ANYTHING GOES
ANYTHING GOES, Gordon Frost Organisation and Opera Australia at the Joan Sutherland Theatre, Sydney Opera House, 8 September-31 October 2015. Photography: above - Caroline O’Connor and friends; right: Debora Krizak, Wayne Scott Kermond and Gerry Connolly.
The “SS American” is one of the creakier, leakier old tubs in the musical theatre canon and at 80-odd years old, is definitely barnacle encrusted. Nevertheless, its current crew and passengers are the creme de la creme of Australian musical theatre. Between them they stoke up an irresistible head of steam and roar right over the lurking shoals of a few not-so-great-songs and a book that needs more than a life jacket to save it.
Okay, enough already with the maritime schtick. Anything Goes is the latest of the now seemingly annual musical theatre collaborations between producer John Frost and Opera Australia and while one might (should) wonder at the choice of this show, there’s nothing whatsoever wrong with the casting of it.

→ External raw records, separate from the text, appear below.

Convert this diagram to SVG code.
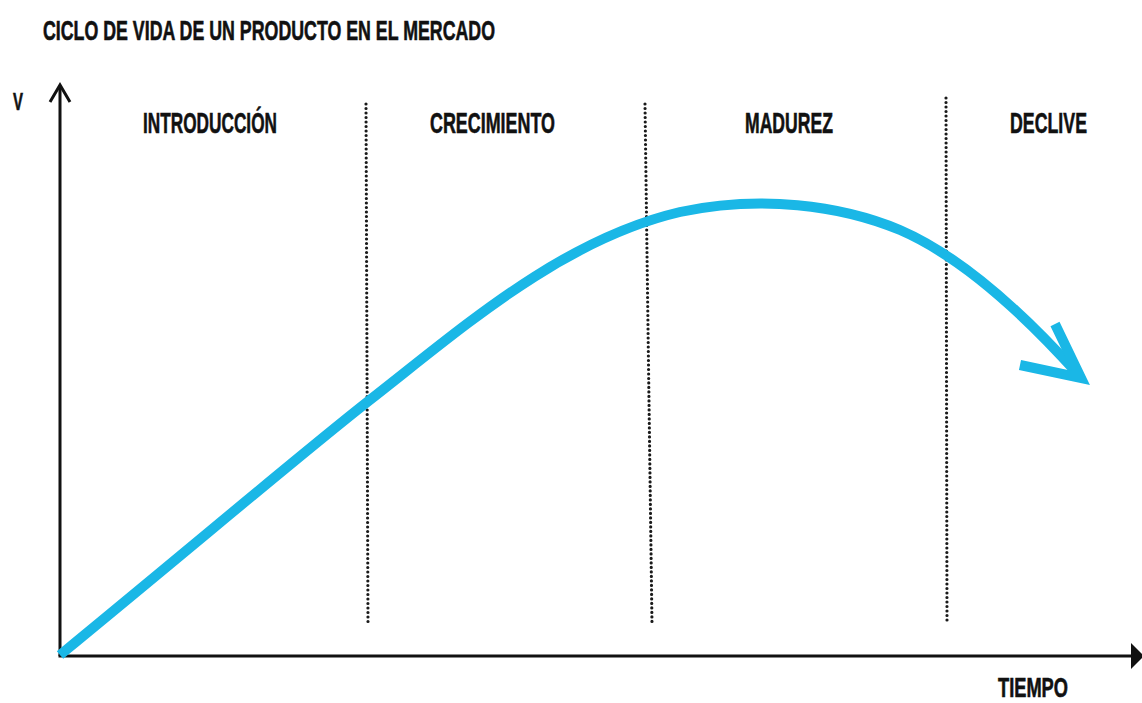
<svg xmlns="http://www.w3.org/2000/svg" width="1142" height="703" viewBox="0 0 1142 703">
<style>
.t{font-family:"Liberation Sans","DejaVu Sans",Arial,sans-serif;font-weight:bold;fill:#111;stroke:#111;stroke-width:0.6;}
.ax{stroke:#111;stroke-width:3;fill:none;}
.dot{stroke:#1a1a1a;stroke-width:3.2;stroke-linecap:round;stroke-dasharray:0 4.5;fill:none;}
.curve{stroke:#1ab7e6;stroke-width:10;fill:none;stroke-linecap:butt;}
</style>
<rect width="1142" height="703" fill="#fff"/>
<g id="title"><text class="t" x="43" y="39.5" font-size="27" textLength="452" lengthAdjust="spacingAndGlyphs">CICLO DE VIDA DE UN PRODUCTO EN EL MERCADO</text></g>
<g id="axes">
<line class="ax" x1="60" y1="87" x2="60" y2="656"/>
<polyline class="ax" points="50,102 60,85 70,102"/>
<line class="ax" x1="58.5" y1="656" x2="1134" y2="656"/>
<polygon points="1131,643 1144,656 1131,669" fill="#111"/>
</g>
<g id="label-v"><text class="t" x="13" y="110" font-size="24" textLength="10" lengthAdjust="spacingAndGlyphs">V</text></g>
<g id="label-tiempo"><text class="t" x="998" y="697" font-size="27" textLength="70" lengthAdjust="spacingAndGlyphs">TIEMPO</text></g>
<g id="dividers">
<line class="dot" x1="366" y1="104" x2="368" y2="624"/>
<line class="dot" x1="645" y1="104" x2="652" y2="624"/>
<line class="dot" x1="946" y1="98" x2="947" y2="621"/>
</g>
<g id="stage-introduccion"><text class="t" x="143" y="132.5" font-size="29" textLength="134" lengthAdjust="spacingAndGlyphs">INTRODUCCIÓN</text></g>
<g id="stage-crecimiento"><text class="t" x="430" y="132.5" font-size="29" textLength="125" lengthAdjust="spacingAndGlyphs">CRECIMIENTO</text></g>
<g id="stage-madurez"><text class="t" x="745" y="132.5" font-size="29" textLength="88" lengthAdjust="spacingAndGlyphs">MADUREZ</text></g>
<g id="stage-declive"><text class="t" x="1010" y="132.5" font-size="29" textLength="77" lengthAdjust="spacingAndGlyphs">DECLIVE</text></g>
<g id="connectors">
<path class="curve" d="M60,655 C200,540 300,455 366,403 C460,330 560,240 680,212 C760,195 840,205 900,230 C960,256 1020,310 1076,372"/>
<polyline class="curve" stroke-linejoin="miter" stroke-miterlimit="10" points="1055,324 1081,378 1020,365"/>
</g>
</svg>
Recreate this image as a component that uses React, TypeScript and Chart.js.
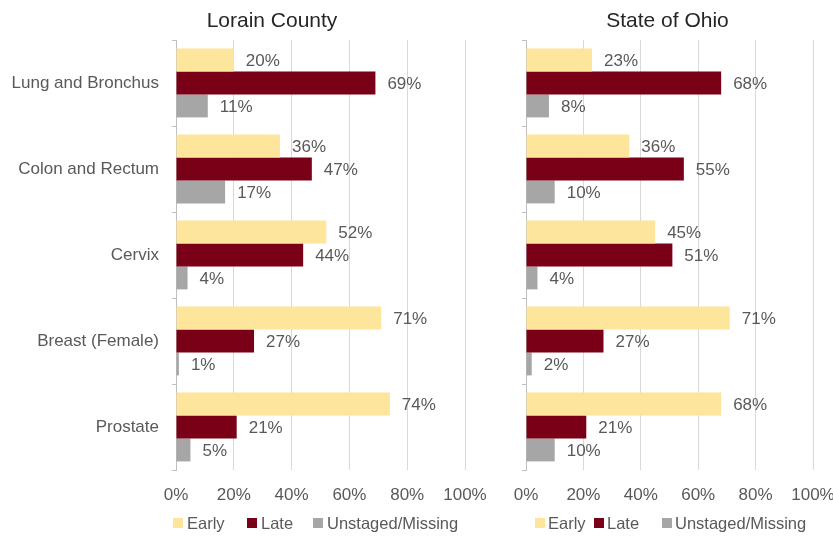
import React, { useEffect, useRef } from 'react';
import { Chart, registerables } from 'chart.js';

Chart.register(...registerables);

const categories = ['Lung and Bronchus', 'Colon and Rectum', 'Cervix', 'Breast (Female)', 'Prostate'];
const seriesNames = ['Early', 'Late', 'Unstaged/Missing'];
const lorainEarly = [20, 36, 52, 71, 74];
const lorainLate = [69, 47, 44, 27, 21];
const lorainUnstaged = [11, 17, 4, 1, 5];
const ohioEarly = [23, 36, 45, 71, 68];
const ohioLate = [68, 55, 51, 27, 21];
const ohioUnstaged = [8, 10, 4, 2, 10];
const xMax = 100;
const xStep = 20;
const panelTitles = ['Lorain County', 'State of Ohio'];

const COLORS = ['#FDE59B', '#7A0017', '#A6A6A6'];
const FONT = "'Liberation Sans', Arial, Helvetica, sans-serif";
const TEXT = '#595959';

const decor = {
  id: 'decor',
  afterDatasetsDraw(chart: any) {
    const ctx = chart.ctx;
    ctx.save();
    ctx.font = `17px ${FONT}`;
    ctx.fillStyle = TEXT;
    ctx.textAlign = 'left';
    ctx.textBaseline = 'middle';
    chart.data.datasets.forEach((ds: any, i: number) => {
      const meta = chart.getDatasetMeta(i);
      meta.data.forEach((el: any, j: number) => {
        ctx.fillText(`${ds.data[j]}%`, el.x + 12, el.y + 1);
      });
    });
    ctx.restore();
  },
  afterDraw(chart: any, _args: any, opts: any) {
    const ctx = chart.ctx;
    const area = chart.chartArea;
    ctx.save();
    ctx.font = `21px ${FONT}`;
    ctx.fillStyle = '#262626';
    ctx.textAlign = 'center';
    ctx.textBaseline = 'alphabetic';
    ctx.fillText(opts.title, opts.titleX, 27);
    ctx.font = `16.5px ${FONT}`;
    ctx.textAlign = 'left';
    chart.data.datasets.forEach((ds: any, i: number) => {
      const bx = area.left + opts.legendOffsets[i];
      ctx.fillStyle = ds.backgroundColor;
      ctx.fillRect(bx, 518, 10, 10);
      ctx.fillStyle = TEXT;
      ctx.fillText(ds.label, bx + opts.legendTextGap, 529);
    });
    ctx.restore();
  },
};

function makeChart(canvas: HTMLCanvasElement, values: number[][], o: any) {
  return new Chart(canvas, {
    type: 'bar',
    data: {
      labels: categories,
      datasets: values.map((d, i) => ({
        label: seriesNames[i],
        data: d,
        backgroundColor: COLORS[i],
        borderWidth: 0,
      })),
    },
    options: {
      indexAxis: 'y',
      responsive: false,
      animation: false,
      layout: { padding: { top: 40, right: o.padRight, left: 0, bottom: 0 } },
      datasets: { bar: { categoryPercentage: 0.8, barPercentage: 1 } },
      plugins: {
        legend: { display: false },
        title: { display: false },
        tooltip: { enabled: false },
        decor: o.decor,
      },
      scales: {
        x: {
          min: 0,
          max: xMax,
          ticks: {
            stepSize: xStep,
            callback: (v: any) => `${v}%`,
            color: TEXT,
            font: { family: FONT, size: 17 },
            padding: 0,
            maxRotation: 0,
          },
          grid: {
            color: '#D9D9D9',
            drawTicks: true,
            tickLength: 15,
            tickColor: 'rgba(0,0,0,0)',
            lineWidth: 1,
          },
          border: { display: false },
          afterFit: (s: any) => {
            s.height = 66;
          },
        },
        y: {
          ticks: {
            display: o.showY,
            color: TEXT,
            font: { family: FONT, size: 17 },
            padding: 13,
          },
          grid: {
            drawOnChartArea: false,
            drawTicks: true,
            tickLength: 4,
            color: '#BFBFBF',
            offset: true,
          },
          border: { color: '#BFBFBF' },
          afterFit: (s: any) => {
            s.width = o.yWidth;
          },
        },
      },
    } as any,
    plugins: [decor],
  });
}

export default function App() {
  const leftRef = useRef<HTMLCanvasElement>(null);
  const rightRef = useRef<HTMLCanvasElement>(null);

  useEffect(() => {
    const a = makeChart(leftRef.current!, [lorainEarly, lorainLate, lorainUnstaged], {
      padRight: 35,
      yWidth: 176,
      showY: true,
      decor: { title: panelTitles[0], titleX: 272, legendOffsets: [-3, 71, 137], legendTextGap: 14 },
    });
    const b = makeChart(rightRef.current!, [ohioEarly, ohioLate, ohioUnstaged], {
      padRight: 27,
      yWidth: 26,
      showY: false,
      decor: { title: panelTitles[1], titleX: 167.5, legendOffsets: [9, 68, 136], legendTextGap: 13 },
    });
    return () => {
      a.destroy();
      b.destroy();
    };
  }, []);

  return (
    <div
      style={{
        position: 'absolute',
        left: 0,
        top: 0,
        width: 833,
        height: 536,
        overflow: 'hidden',
        background: '#fff',
      }}
    >
      <canvas ref={leftRef} width={500} height={536} style={{ position: 'absolute', left: 0, top: 0, display: 'block' }} />
      <canvas ref={rightRef} width={340} height={536} style={{ position: 'absolute', left: 500, top: 0, display: 'block' }} />
    </div>
  );
}
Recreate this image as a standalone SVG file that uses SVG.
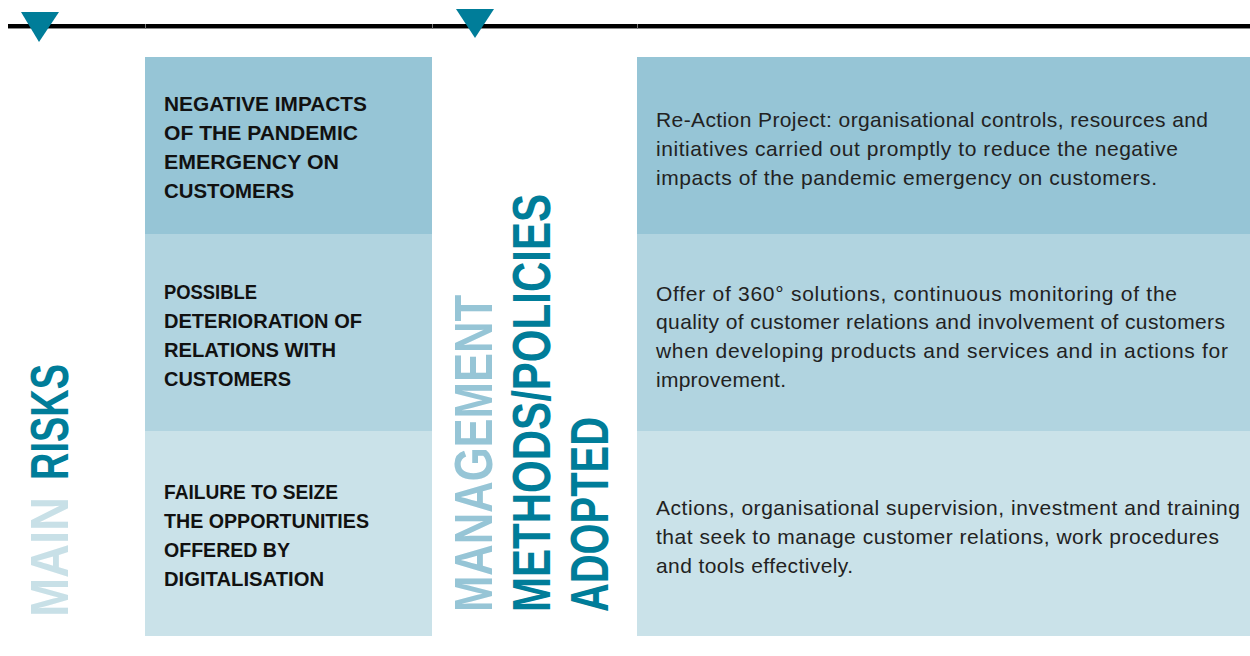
<svg xmlns="http://www.w3.org/2000/svg" width="1250" height="656" viewBox="0 0 1250 656">
<style>
.r1{fill:#96c5d6}.r2{fill:#b1d4e0}.r3{fill:#cae2e9}
.h{font-family:"Liberation Sans",Arial,sans-serif;font-weight:bold;font-size:20.5px;fill:#111}
.b{font-family:"Liberation Sans",Arial,sans-serif;font-size:21px;fill:#222}
.v{font-family:"Liberation Sans",Arial,sans-serif;font-weight:bold;font-size:53px}
.tri{fill:#007d99}
</style>
<rect width="1250" height="656" fill="#ffffff"/>
<g id="topline">
<rect x="8" y="24" width="1242" height="4" fill="#000"/>
<rect x="8" y="28" width="1242" height="1" fill="#8a8a8a"/>
<rect x="145" y="24" width="1" height="5" fill="#777"/>
<rect x="432" y="24" width="1" height="5" fill="#777"/>
<rect x="637" y="24" width="1" height="5" fill="#777"/>
<polygon class="tri" points="21,12 59,12 39,42"/>
<polygon class="tri" points="456,9 494,9 475,38"/>
</g>
<g id="title-risks">
<text class="v" fill="#c8e0e7" transform="translate(68,617) rotate(-90)" textLength="120" lengthAdjust="spacingAndGlyphs">MAIN</text>
<text class="v" fill="#007d99" transform="translate(68,480) rotate(-90)" textLength="116" lengthAdjust="spacingAndGlyphs">RISKS</text>
</g>
<g id="title-management">
<text class="v" fill="#96c5d6" transform="translate(492,612) rotate(-90)" textLength="317" lengthAdjust="spacingAndGlyphs">MANAGEMENT</text>
<text class="v" fill="#007d99" transform="translate(550,612) rotate(-90)" textLength="418" lengthAdjust="spacingAndGlyphs">METHODS/POLICIES</text>
<text class="v" fill="#007d99" transform="translate(608,612) rotate(-90)" textLength="195" lengthAdjust="spacingAndGlyphs">ADOPTED</text>
</g>
<g id="risk1">
<rect class="r1" x="145" y="57" width="287" height="177"/>
<text class="h" x="164" y="111" textLength="203" lengthAdjust="spacingAndGlyphs">NEGATIVE IMPACTS</text>
<text class="h" x="164" y="140" textLength="194" lengthAdjust="spacingAndGlyphs">OF THE PANDEMIC</text>
<text class="h" x="164" y="169" textLength="175" lengthAdjust="spacingAndGlyphs">EMERGENCY ON</text>
<text class="h" x="164" y="198" textLength="130" lengthAdjust="spacingAndGlyphs">CUSTOMERS</text>
</g>
<g id="risk2">
<rect class="r2" x="145" y="234" width="287" height="197"/>
<text class="h" x="164" y="299" textLength="93" lengthAdjust="spacingAndGlyphs">POSSIBLE</text>
<text class="h" x="164" y="328" textLength="198" lengthAdjust="spacingAndGlyphs">DETERIORATION OF</text>
<text class="h" x="164" y="357" textLength="172" lengthAdjust="spacingAndGlyphs">RELATIONS WITH</text>
<text class="h" x="164" y="386" textLength="127" lengthAdjust="spacingAndGlyphs">CUSTOMERS</text>
</g>
<g id="risk3">
<rect class="r3" x="145" y="431" width="287" height="205"/>
<text class="h" x="164" y="499" textLength="174" lengthAdjust="spacingAndGlyphs">FAILURE TO SEIZE</text>
<text class="h" x="164" y="528" textLength="205" lengthAdjust="spacingAndGlyphs">THE OPPORTUNITIES</text>
<text class="h" x="164" y="557" textLength="126" lengthAdjust="spacingAndGlyphs">OFFERED BY</text>
<text class="h" x="164" y="586" textLength="160" lengthAdjust="spacingAndGlyphs">DIGITALISATION</text>
</g>
<g id="method1">
<rect class="r1" x="637" y="57" width="613" height="177"/>
<text class="b" x="656" y="127" textLength="552">Re-Action Project: organisational controls, resources and</text>
<text class="b" x="656" y="156" textLength="522">initiatives carried out promptly to reduce the negative</text>
<text class="b" x="656" y="185" textLength="501">impacts of the pandemic emergency on customers.</text>
</g>
<g id="method2">
<rect class="r2" x="637" y="234" width="613" height="197"/>
<text class="b" x="656" y="301" textLength="521">Offer of 360° solutions, continuous monitoring of the</text>
<text class="b" x="656" y="329" textLength="569">quality of customer relations and involvement of customers</text>
<text class="b" x="656" y="358" textLength="572">when developing products and services and in actions for</text>
<text class="b" x="656" y="387" textLength="130">improvement.</text>
</g>
<g id="method3">
<rect class="r3" x="637" y="431" width="613" height="205"/>
<text class="b" x="656" y="515" textLength="584">Actions, organisational supervision, investment and training</text>
<text class="b" x="656" y="544" textLength="563">that seek to manage customer relations, work procedures</text>
<text class="b" x="656" y="573" textLength="197">and tools effectively.</text>
</g>
</svg>
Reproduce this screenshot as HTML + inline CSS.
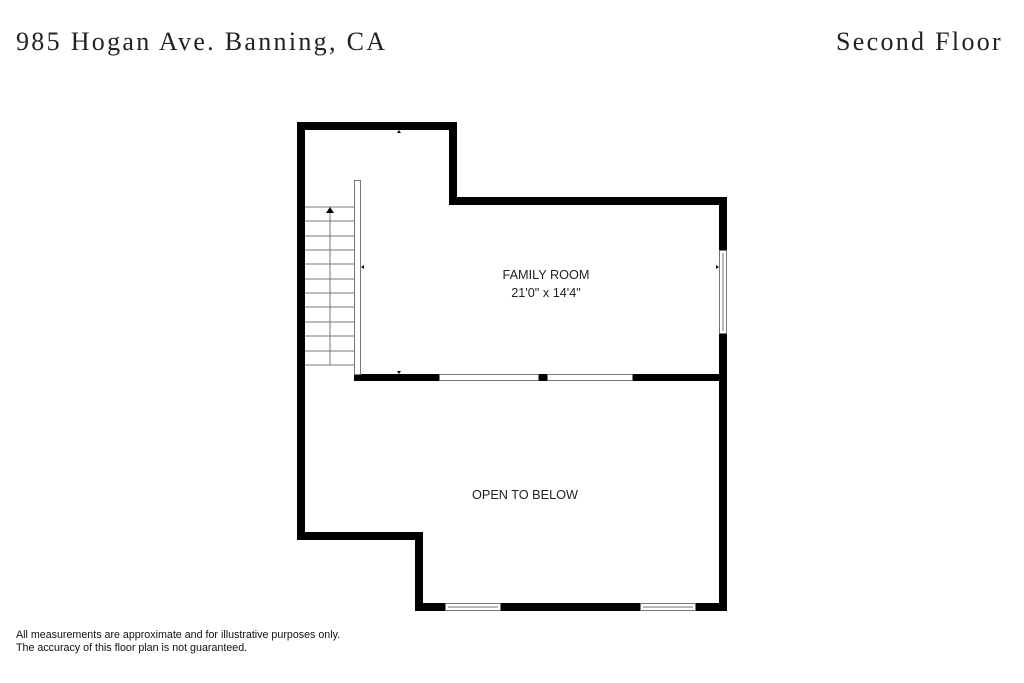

So who’s on board? In the lead and powering the night like a one-woman Klieg lamp is the remarkable Caroline O’Connor as nightclub chanteuse Reno Sweeney; the temperature and energy tangibly rise by several degrees the moment she shimmies on stage. Reno is enamoured of hapless Wall Street wannabe Billy Crocker (honey-voiced Alex Rathgeber) but he is in love with Hope Harcourt (Claire Lyon – absolutely 30s starlet) a debutante who will be marrying Lord Evelyn Oakleigh (Todd McKenney) mid-voyage.
Also boarding the ship are bumbling gangster Moonface Martin (Wayne Scott Kermond), his accomplice, the ditzy doxie Erma (Debora Krizak); Hope’s mother and sharp-eyed chaperone Mrs Harcourt (Carmen Duncan), tycoon, Yale man and Billy Crocker’s employer Elisha Whitney (Bartholomew John), and of course, the ship’s Captain (Gerry Connolly).
Backing the principals is a 20-strong company of fine dancer-actors led by Josh Gates as a properly boyish junior purser. They’re all evidence – if any were needed – of the strength and depth of talent available to big shows in Australia these days. They all deserve a better show however, and although there are wonderful songs from Cole Porter – such as the uproarious title number as well as the true classics De-Lovely, You’re The Top, Easy To Love and I Get a Kick Out of You – it's when you see the book credits start with “PG Wodehouse and Guy Bolton and Howard Lindsay and Russell Crouse” … and then “Timothy Crouse and John Weidman” that it becomes clear why it’s such a daft dog’s breakfast.
Nevertheless, laughter breaks out at regular intervals around the auditorium as the cast manages to make the most of (deliberately) tooth-achingly awful jokes, as well as consistently brilliant comedy business – from Debora Krizak in particular.

The other stand-outs are Gerry Connolly in his vital cameo as the Captain, a role around which much business revolves and depends. The deceptive ease and charm he brings to the part should make the producers embarrassed that they ever allowed Alan Jones to browbeat them into agreeing to let him do it. And thank [insert higher power of your choice here] he eventually pulled out. An amateur in the role could well have sunk the old tub mid-Atlantic.
Todd McKenney has a wonderful time with his hair: a gloriously foppish part-Brideshead, part New Romantic confection that’s virtually a character all on its own. He’s also the epitome of a well meaning but excruciatingly silly upper class twit and, after his heart-wrenching turn as Albin in The Production Company’s La Cage aux Folles, you realise he’s a fine actor as well as a consummate song and dance man. (A tango with Caroline O’Connor was the electrifying dance highlight of the night.)
Speaking of the Production Company, on the down(ish) side is the set – three decks of the liner with the excellent 17-piece band under Peter Casey high above the action. It smacks of the deliberate economy of Jeanne Pratt’s Melbourne outfit where the shoestring is employed to stage the kinds of shows that would otherwise never see the light of day. For GFO and OA to mount such a tacky looking show is really not on.
That notwithstanding, the fabulous cast and musicians – assisted by sound designer Michael Waters, choreographer Andrew Hallsworth and director Dean Bryant – have made more than the most out of what they’ve been given and in the end, it’s quite a lot. So, this company is – as Caroline O’Connor show-stoppingly sings – the tops! They’re the Coliseum. They’re the top, they’re the Louvre museum … and so on. Enjoy.